French writer and editor

Jacques Antoine Bernard (November 4, 1888 – October 26, 1952), was a French writer and editor of the Mercure de France, an important literary journal. He was also a pretender to the throne of the Kingdom of Araucanía and Patagonia.

==Personal==
Born Jacques Alexandre Antoine Bernard, on April 11, 1888 in Paris, France, he was the son of Laure-Theresa Cros-Bernard, fourth sovereign of the Kingdom of Araucania and Patagonia. His father was Louis Marie Bernard. He was married three times: in 1907 to Andree Emilie Coquelin, in 1915 to Suzanne Anna Eugenie Legat and in 1931 to Ingrid Moller. His union with Ingrid Moller produced one daughter, N. N. Bernard. Jacques Antoine Bernard died in Paris on October 26, 1952.

==Professional==
Bernard was a writer and editor working for Mercure de France. In 1938, he was named editor, a position he held until 1945. After the war, Bernard was convicted of collaboration with the Nazis.

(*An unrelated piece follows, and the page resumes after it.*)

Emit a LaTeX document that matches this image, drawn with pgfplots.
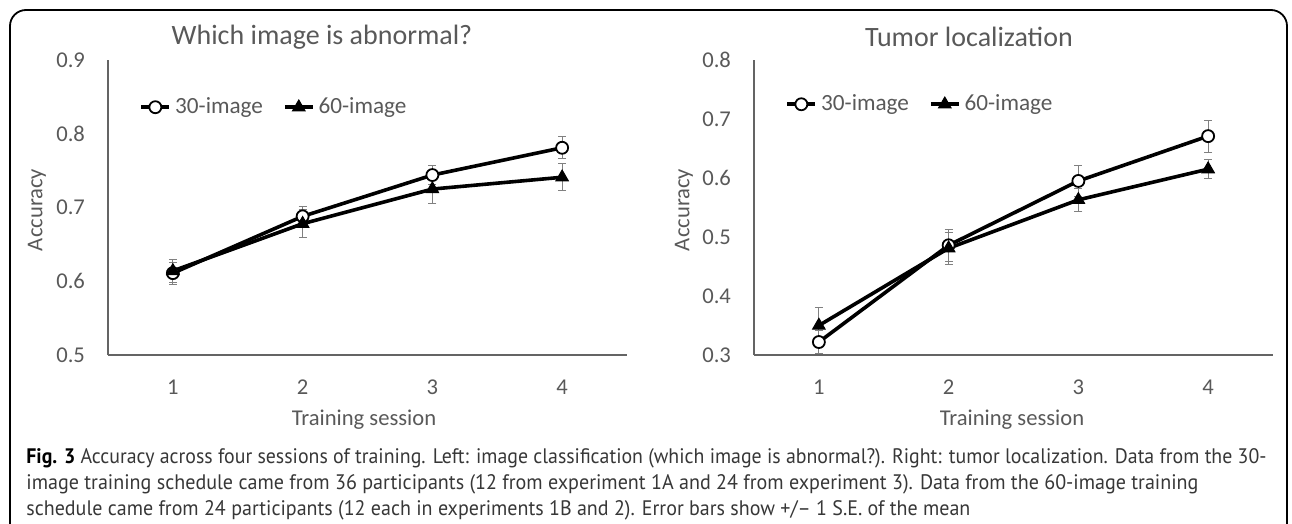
\documentclass[border=0pt]{standalone}
\usepackage{graphicx}
\usepackage{pgfplots}
\pgfplotsset{compat=1.18}
\usepackage{fontspec}
\setmainfont{Carlito}
\newfontfamily\capfont{PT Sans}
\definecolor{txt}{RGB}{89,89,89}
\definecolor{axgray}{RGB}{100,100,100}
\definecolor{errgray}{RGB}{128,128,128}
\definecolor{captxt}{RGB}{55,55,55}

\pgfplotsset{
  accstyle/.style={
    scale only axis, width=259.5pt, height=147.5pt,
    xmin=0.5, xmax=4.5,
    axis x line*=bottom, axis y line*=left,
    axis line style={-, draw=axgray, line width=0.7pt},
    xtick={1,2,3,4}, major tick length=0pt,
    /pgf/number format/assume math mode=true,
    tick label style={font=\fontsize{11.3}{13}\selectfont, text=txt},
    yticklabel style={xshift=-8pt, /pgf/number format/fixed,
      /pgf/number format/fixed zerofill, /pgf/number format/precision=1},
    xticklabel style={yshift=-9pt},
    legend columns=2,
    legend style={draw=none, fill=none, inner sep=0pt, anchor=west,
      font=\fontsize{11.6}{13}\selectfont, text=txt,
      /tikz/every even column/.append style={column sep=8pt}},
    legend image code/.code={
      \draw[mark repeat=2, mark phase=2] plot coordinates {(0pt,0pt) (7pt,0pt) (14pt,0pt)};},
    clip=false,
  },
  s30/.style={black, line width=1.8pt, mark=*, mark size=3pt,
    mark options={fill=white, draw=black, line width=0.9pt},
    error bars/.cd, y dir=both, y explicit,
    error bar style={errgray, line width=0.5pt},
    error mark options={rotate=90, errgray, line width=0.5pt, mark size=2pt}},
  s60/.style={black, line width=1.8pt, mark=triangle*, mark size=3.6pt,
    mark options={fill=black, draw=black, line width=0.5pt},
    error bars/.cd, y dir=both, y explicit,
    error bar style={errgray, line width=0.5pt},
    error mark options={rotate=90, errgray, line width=0.5pt, mark size=2pt}},
}

\begin{document}
\begin{tikzpicture}
\useasboundingbox (0,0) rectangle (646pt,-262pt);
% frame
\draw[line width=0.9pt, rounded corners=8pt] (5pt,-263pt) -- (5pt,-5pt) -- (643.5pt,-5pt) -- (643.5pt,-263pt);

% left panel
\begin{axis}[accstyle, at={(54pt,-177.5pt)}, anchor=south west,
  ymin=0.5, ymax=0.9, ytick={0.5,0.6,0.7,0.8,0.9},
  legend style={at={(0.06,0.84)}}]
  \addplot+[s30] coordinates {
    (1,0.611) +- (0,0.015)
    (2,0.688) +- (0,0.014)
    (3,0.744) +- (0,0.013)
    (4,0.781) +- (0,0.015)
  };
  \addlegendentry{30-image}
  \addplot+[s60] coordinates {
    (1,0.614) +- (0,0.016)
    (2,0.678) +- (0,0.019)
    (3,0.725) +- (0,0.020)
    (4,0.741) +- (0,0.018)
  };
  \addlegendentry{60-image}
\end{axis}

% right panel
\begin{axis}[accstyle, at={(377pt,-177.5pt)}, anchor=south west,
  ymin=0.3, ymax=0.8, ytick={0.3,0.4,0.5,0.6,0.7,0.8},
  legend style={at={(0.06,0.85)}}]
  \addplot+[s30] coordinates {
    (1,0.322) +- (0,0.020)
    (2,0.486) +- (0,0.027)
    (3,0.595) +- (0,0.027)
    (4,0.671) +- (0,0.027)
  };
  \addlegendentry{30-image}
  \addplot+[s60] coordinates {
    (1,0.350) +- (0,0.031)
    (2,0.481) +- (0,0.027)
    (3,0.563) +- (0,0.019)
    (4,0.615) +- (0,0.016)
  };
  \addlegendentry{60-image}
\end{axis}

% titles and axis labels
\node[text=txt, font=\fontsize{14}{16}\selectfont] at (161pt,-18.5pt) {Which image is abnormal?};
\node[text=txt, font=\fontsize{14}{16}\selectfont] at (484.5pt,-18.5pt) {Tumor localization};
\node[text=txt, font=\fontsize{11.3}{13}\selectfont, rotate=90] at (18.5pt,-105pt) {Accuracy};
\node[text=txt, font=\fontsize{11.3}{13}\selectfont, rotate=90] at (342pt,-105pt) {Accuracy};
\node[text=txt, font=\fontsize{11.3}{13}\selectfont] at (182pt,-210pt) {Training session};
\node[text=txt, font=\fontsize{11.3}{13}\selectfont] at (506pt,-210pt) {Training session};

% caption, each line set to the width it has in the figure
\begin{scope}[every node/.style={anchor=base west, inner sep=0pt, text=captxt, font=\capfont\fontsize{10.5}{12}\selectfont}]
\node at (13pt,-231.5pt) {\resizebox{620pt}{\height}{\textbf{\color{black}Fig. 3} Accuracy across four sessions of training. Left: image classification (which image is abnormal?). Right: tumor localization. Data from the 30-}};
\node at (13pt,-244.5pt) {\resizebox{586pt}{\height}{image training schedule came from 36 participants (12 from experiment 1A and 24 from experiment 3). Data from the 60-image training}};
\node at (13pt,-257.5pt) {\resizebox{472pt}{\height}{schedule came from 24 participants (12 each in experiments 1B and 2). Error bars show +/– 1 S.E. of the mean}};
\end{scope}
\end{tikzpicture}
\end{document}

== Pretender to the throne of Araucanía and Patagonia ==
On August 28, 1873 the Criminal Court of Paris ruled that Antoine de Tounens, first "king of Araucania and Patagonia" did not justify his status of sovereign.

Since the death of Antoine de Tounens, some French citizens without familial relations declared themselves to be pretenders to the throne of Araucania and Patagonia. Whether the Mapuche themselves accept this, or are even aware of it, is unclear.

The pretenders to the throne of Araucania and Patagonia are called monarchs and sovereigns of fantasy, "having only fanciful claims to a kingdom without legal existence and having no international recognition".

Jacques Antoine Bernard became pretender to the throne of Araucania upon the death of his mother, Laure-Therese Cros. He did very little work for the kingdom.

In 1951 Philippe Boiry claimed that Jacques Antoine Bernard abdicated in his favour.